Photo+by+Amy+Elliot-Miesel

Photo by Amy Elliot-Miesel

Breaking up is hard to do. In Baltimore, there are still fans bitter with Jim Irsay for moving the Colts out in the dead of night nearly 35 years ago. In Cleveland, the name Art Modell still draws invectives, and even the Rams’ move last year from St. Louis to Los Angeles was not without controversy. Naturally, when you leave after 55 years together, like the Chargers and the city of San Diego, things are bound to get uncomfortable.

Most of the commentary surrounding San Diego’s move north to Los Angeles focuses on the shortsightedness of the decision. Critics point to the inadequate StubHub Center, the Chargers’ and Rams’ shared venue that seats just over a third of most modern NFL stadiums, as well as the city of Los Angeles’ lukewarm reaction to the news that a new franchise was coming to town.

There is little evidence that the Chargers will find success or enthusiastic fans in L.A., although the team’s value will certainly increase regardless.
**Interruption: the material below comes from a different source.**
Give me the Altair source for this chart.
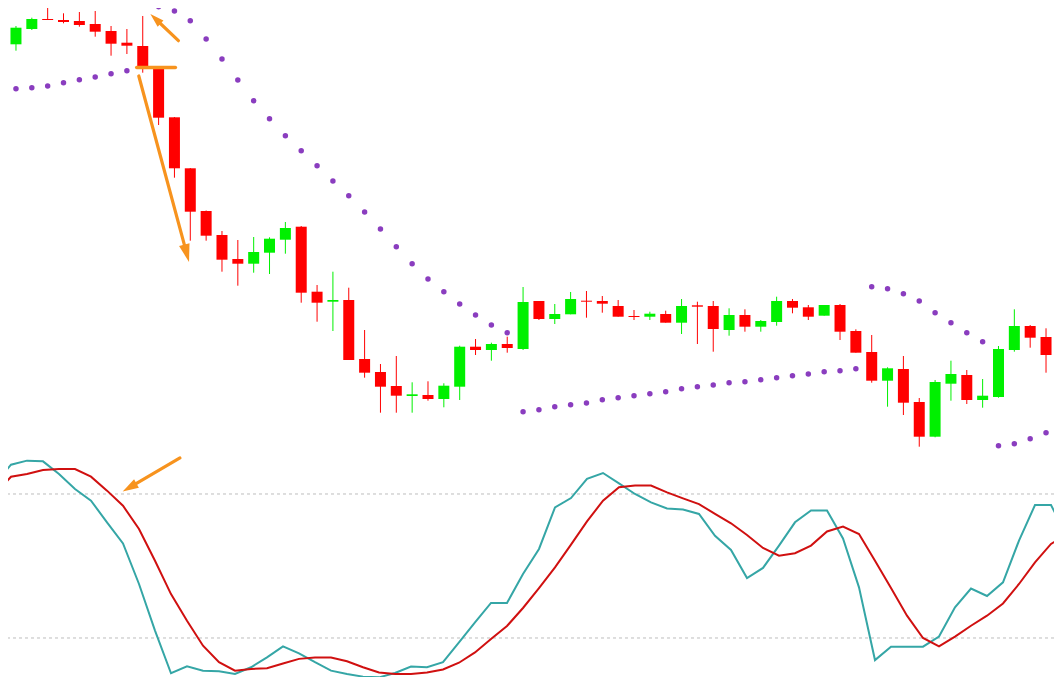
import math
import altair as alt
import pandas as pd

# ---------------- data ----------------
idx = list(range(66))
opens = [405.7, 421, 431, 430, 429, 426, 419, 407.3, 404, 381.7,
         332.7, 281.7, 239, 215, 191, 186.3, 197.3, 210.3, 223.3, 158.3,
         148.3, 150, 91, 78, 64, 54, 55, 51, 63.3, 103.3,
         100, 106, 101, 149, 131, 135.7, 149.3, 149, 144, 134,
         133.3, 136, 127.3, 144.7, 144, 120, 135, 123.3, 128, 149,
         142.7, 134.3, 145, 119, 98, 69.3, 81, 48, 13.3, 66.3,
         75, 50, 53, 100, 124, 113]
highs = [424, 432.3, 445, 436.7, 438, 439, 424, 421, 434, 382,
         333, 282, 239.5, 219, 210, 213, 212.7, 228, 224, 165,
         178.3, 162.3, 120, 86, 94, 67.7, 68.7, 66.7, 104.3, 111,
         107.3, 113.3, 163, 149, 146, 158, 159, 154, 150, 140,
         138.3, 139.3, 151, 148.3, 149, 141.7, 140.7, 130, 153.3, 151,
         145, 145, 146, 120.7, 115, 82.7, 94, 52, 70, 89.3,
         80, 71, 104, 140.7, 125, 121.7]
lows = [399.3, 420, 430, 426.7, 423.3, 413.3, 394.3, 396, 377.3, 325,
        272.3, 209.3, 209.3, 178.3, 164.3, 177.3, 176, 196.3, 147.3, 128.3,
        119, 90, 72.3, 37.3, 37.3, 37.3, 49.3, 42.7, 50, 95,
        89.3, 97.3, 100, 130, 126, 135.7, 132.3, 137.3, 133.3, 130,
        130, 127.3, 116, 106, 98.3, 114.3, 118.3, 118.3, 124.3, 136.7,
        130, 134.3, 110, 97.3, 67.3, 43.3, 35, 3.3, 12.7, 49.3,
        46, 42.3, 52.3, 98.3, 102.3, 77.3]
closes = [422.3, 431, 430, 428, 425, 418.3, 406.3, 404.3, 384, 332.3,
          281.7, 238.3, 214.3, 190.3, 186.3, 198, 211.3, 222, 157.3, 147.3,
          150, 90, 77.3, 63.3, 54.3, 55.7, 51, 64.3, 103.3, 100,
          106, 102, 148, 131, 136, 151, 148.3, 146.3, 133.3, 133,
          136.3, 127.3, 144, 143.3, 121, 135, 123.3, 129, 149, 142.3,
          133.3, 145, 118.3, 97.3, 69.3, 81.7, 47.3, 13.3, 68, 76,
          50, 54.3, 101, 124, 112.3, 95]
# parabolic SAR
sar = [361.3, 362.3, 364, 367.3, 370.3, 373, 376.3, 379.3, 445, 443.3,
       439, 429.3, 411, 391, 370, 349.3, 331.3, 314.3, 299.3, 284.3,
       269, 254.3, 238, 221, 203.3, 186.3, 171, 158.3, 146, 135,
       125, 117.3, 38.3, 40.3, 43.3, 45.3, 47, 50.3, 52.3, 54.3,
       56.3, 58.3, 61.3, 63.3, 65, 67.3, 68.3, 70.3, 72.3, 74.3,
       76, 78.3, 79.3, 81.3, 163.3, 161.3, 156.3, 149, 137.3, 127.3,
       117.3, 108.3, 4.3, 6.3, 11.3, 17.3]

# stochastic oscillator (%K teal, %D red), bars -1 .. 66
osc_idx = list(range(-1, 67))
k_line = [84.4, 92.2, 93.9, 93.6, 88.3, 82.1, 77.2, 68.2, 59.4, 42.5,
          23.1, 5.3, 8.2, 6.4, 6.1, 5.0, 7.8, 11.9, 16.5, 13.6,
          9.9, 6.4, 5.0, 3.9, 3.6, 5.4, 8.1, 7.8, 9.9, 18.2,
          26.5, 34.6, 34.6, 46.7, 57.1, 74.4, 78.3, 86.3, 88.75, 84.4,
          80.0, 76.5, 74.0, 73.5, 71.7, 62.6, 56.7, 45.0, 49.2, 58.5,
          68.2, 73.1, 73.1, 61.5, 41.1, 10.8, 16.4, 16.4, 16.4, 20.6,
          32.8, 40.6, 37.5, 43.2, 60.6, 75.4, 75.4, 62.6]
d_line = [79.7, 87.2, 88.3, 90.0, 90.4, 90.4, 87.2, 81.4, 75.1, 65.4,
          52.2, 38.3, 27.2, 16.8, 9.9, 6.4, 7.1, 7.4, 9.4, 11.3,
          11.9, 11.9, 10.3, 7.8, 5.6, 5.0, 5.0, 5.6, 6.9, 9.7,
          14.0, 19.6, 25.0, 32.5, 40.8, 49.4, 58.9, 68.6, 77.2, 82.8,
          83.5, 83.5, 80.7, 78.2, 75.8, 71.7, 67.8, 62.9, 57.5, 54.3,
          55.3, 58.5, 64.4, 66.4, 63.3, 52.2, 40.8, 29.3, 20.0, 16.5,
          20.6, 25.1, 29.3, 34.4, 42.5, 51.5, 59.2, 63.3]
levels = [20, 80]

# annotations (bar index, value): start, tip, head size
price_arrows = [
    (10.25, 409.3, 8.48, 436.0, 196),
    (7.75, 374.0, 10.92, 188.0, 324),
]
price_hline = [(7.62, 10.06, 382.5)]
osc_arrows = [(10.56, 95.0, 6.98, 81.0, 256)]

# ---------------- styling ----------------
UP, DOWN = "#00f000", "#ff0000"
SAR_C = "#8a3dbf"
ORANGE = "#f7931e"
TEAL, RED = "#35a6a6", "#d01010"
GRID = "#bdbdbd"
HEAD = "M0,0L0.6,2L-0.6,2Z"

W, H_TOP, H_BOT = 1046, 442, 227
xscale = alt.Scale(domain=[-0.1875, 65.1875], nice=False, zero=False)
ytop = alt.Scale(domain=[0, 442], nice=False, zero=False)
ybot = alt.Scale(domain=[3.75, 98.33], nice=False, zero=False)
PX_X, PX_TOP, PX_BOT = 16.0, 1.0, 2.4


def arrow_rows(arrows, px_y):
    shafts, heads = [], []
    for x0, y0, x1, y1, sz in arrows:
        dx = (x1 - x0) * PX_X
        dy = -(y1 - y0) * px_y
        L = math.hypot(dx, dy)
        ux, uy = dx / L, dy / L
        ang = math.degrees(math.atan2(ux, -uy)) % 360
        back = 0.6 * math.sqrt(sz)
        ex = x1 - ux * back / PX_X
        ey = y1 + uy * back / px_y
        shafts.append({"x0": x0, "y0": y0, "x1": ex, "y1": ey})
        heads.append({"x": x1, "y": y1, "ang": ang, "sz": sz})
    return pd.DataFrame(shafts), pd.DataFrame(heads)


candles = pd.DataFrame({"i": idx, "open": opens, "high": highs,
                        "low": lows, "close": closes})
candles["dir"] = ["up" if c > o else "down" for o, c in zip(opens, closes)]
sar_df = pd.DataFrame({"i": idx, "sar": sar})
osc = pd.DataFrame({"i": osc_idx, "k": k_line, "d": d_line})
lev = pd.DataFrame({"lev": levels})

color = alt.Color("dir:N", scale=alt.Scale(domain=["up", "down"], range=[UP, DOWN]),
                  legend=None)
X = alt.X("i:Q", scale=xscale, axis=None)

wicks = alt.Chart(candles).mark_rule(strokeWidth=1, clip=True).encode(
    x=X, y=alt.Y("low:Q", scale=ytop, axis=None), y2="high:Q", color=color)
bodies = alt.Chart(candles).mark_bar(width=11, clip=True).encode(
    x=X, y=alt.Y("open:Q", scale=ytop, axis=None), y2="close:Q", color=color)
dots = alt.Chart(sar_df).mark_circle(size=30, opacity=1, color=SAR_C, clip=True).encode(
    x=X, y=alt.Y("sar:Q", scale=ytop, axis=None))

ps, ph = arrow_rows(price_arrows, PX_TOP)
p_shafts = alt.Chart(ps).mark_rule(color=ORANGE, strokeWidth=3.2, strokeCap="round",
                                   clip=True).encode(
    x=alt.X("x0:Q", scale=xscale, axis=None), x2="x1:Q",
    y=alt.Y("y0:Q", scale=ytop, axis=None), y2="y1:Q")
p_heads = alt.Chart(ph).mark_point(shape=HEAD, filled=True, opacity=1, color=ORANGE,
                                   strokeWidth=0, clip=True).encode(
    x=alt.X("x:Q", scale=xscale, axis=None), y=alt.Y("y:Q", scale=ytop, axis=None),
    angle=alt.Angle("ang:Q", scale=None), size=alt.Size("sz:Q", scale=None))
hl = pd.DataFrame(price_hline, columns=["x0", "x1", "y"])
p_hline = alt.Chart(hl).mark_rule(color=ORANGE, strokeWidth=3.5, strokeCap="round",
                                  clip=True).encode(
    x=alt.X("x0:Q", scale=xscale, axis=None), x2="x1:Q",
    y=alt.Y("y:Q", scale=ytop, axis=None))

top = alt.layer(wicks, bodies, dots, p_hline, p_shafts, p_heads).properties(
    width=W, height=H_TOP)

grid = alt.Chart(lev).mark_rule(color=GRID, strokeWidth=1, strokeDash=[3, 3],
                                clip=True).encode(
    y=alt.Y("lev:Q", scale=ybot, axis=None))
k_ln = alt.Chart(osc).mark_line(color=TEAL, strokeWidth=2, clip=True).encode(
    x=X, y=alt.Y("k:Q", scale=ybot, axis=None))
d_ln = alt.Chart(osc).mark_line(color=RED, strokeWidth=2, clip=True).encode(
    x=X, y=alt.Y("d:Q", scale=ybot, axis=None))
os_, oh = arrow_rows(osc_arrows, PX_BOT)
o_shafts = alt.Chart(os_).mark_rule(color=ORANGE, strokeWidth=3.2, strokeCap="round",
                                    clip=True).encode(
    x=alt.X("x0:Q", scale=xscale, axis=None), x2="x1:Q",
    y=alt.Y("y0:Q", scale=ybot, axis=None), y2="y1:Q")
o_heads = alt.Chart(oh).mark_point(shape=HEAD, filled=True, opacity=1, color=ORANGE,
                                   strokeWidth=0, clip=True).encode(
    x=alt.X("x:Q", scale=xscale, axis=None), y=alt.Y("y:Q", scale=ybot, axis=None),
    angle=alt.Angle("ang:Q", scale=None), size=alt.Size("sz:Q", scale=None))

bottom = alt.layer(grid, k_ln, d_ln, o_shafts, o_heads).properties(width=W, height=H_BOT)

chart = alt.vconcat(top, bottom, spacing=0).properties(
    padding=0, background="white").configure_view(stroke=None)

chart.save("out.html", embed_options={"renderer": "svg", "actions": False})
The real story is the comically poor fashion with which the Chargers organization handled the transition.

The decision to release the Chargers’ new L.A. logo the same day as the decision to move was announced was an overt sign of disrespect toward San Diego. It also didn’t help that the logo was so universally reviled online that the team promptly removed it. The Spanos family, who owns the Chargers, did not leave San Diego on good terms. Tension boiled over and former fans burned memorabilia and drove by the team’s offices honking their horns. One San Diego man even filmed himself throwing eggs at Chargers Park. Any hopes of San Diego fans sticking with the team after the move were squelched.

If burning every bridge in San Diego was not unfortunate enough, there was no one waiting in L.A. to welcome the team. Sure, the mayor of Inglewood introduced the team in a press conference, but there was a huge missed opportunity to partner with local brands and established L.A. sports teams like the Lakers or Dodgers to give the move legitimacy. Some cities offer parades to franchises that move. The Chargers were given a dull press conference where their new coach opened with “I’m so proud to be the head coach of the San Di… L.A. Chargers. Oops.”

It seems that the best solution for Dean Spanos might have been to leave the Chargers’ history in San Diego, retire the team name and start as a new organization with L.A. as its home. They’ve managed to maintain a brand that their new market doesn’t care about while alienating the only people predisposed to supporting the team.

San Diego is not too small a market to support multiple professional league sports teams. Cities like Pittsburgh and Baltimore are smaller, yet their teams receive higher levels of support due to their interaction and investment in their communities. Now, in a city where they may be the fifth most popular football team behind the Rams, Raiders, UCLA and USC, the Chargers will need to work harder than any other team in professional football to build and foster a following through community engagement.

It seems that the real problem with the Chargers was never their location, but weak ownership and an undisciplined culture. Teams as historically bad as the Browns are not supernaturally unlucky — they lack leaders with clearly defined goals who can execute their vision. The Chargers risk falling into a spiral where they lack success and a fanbase. How can you build fan support in a success-obsessed town like Los Angeles without winning?

Moving to a city that is at best indifferent to your franchise is tough enough, but the execution of the Chargers’ move did the organization no favors.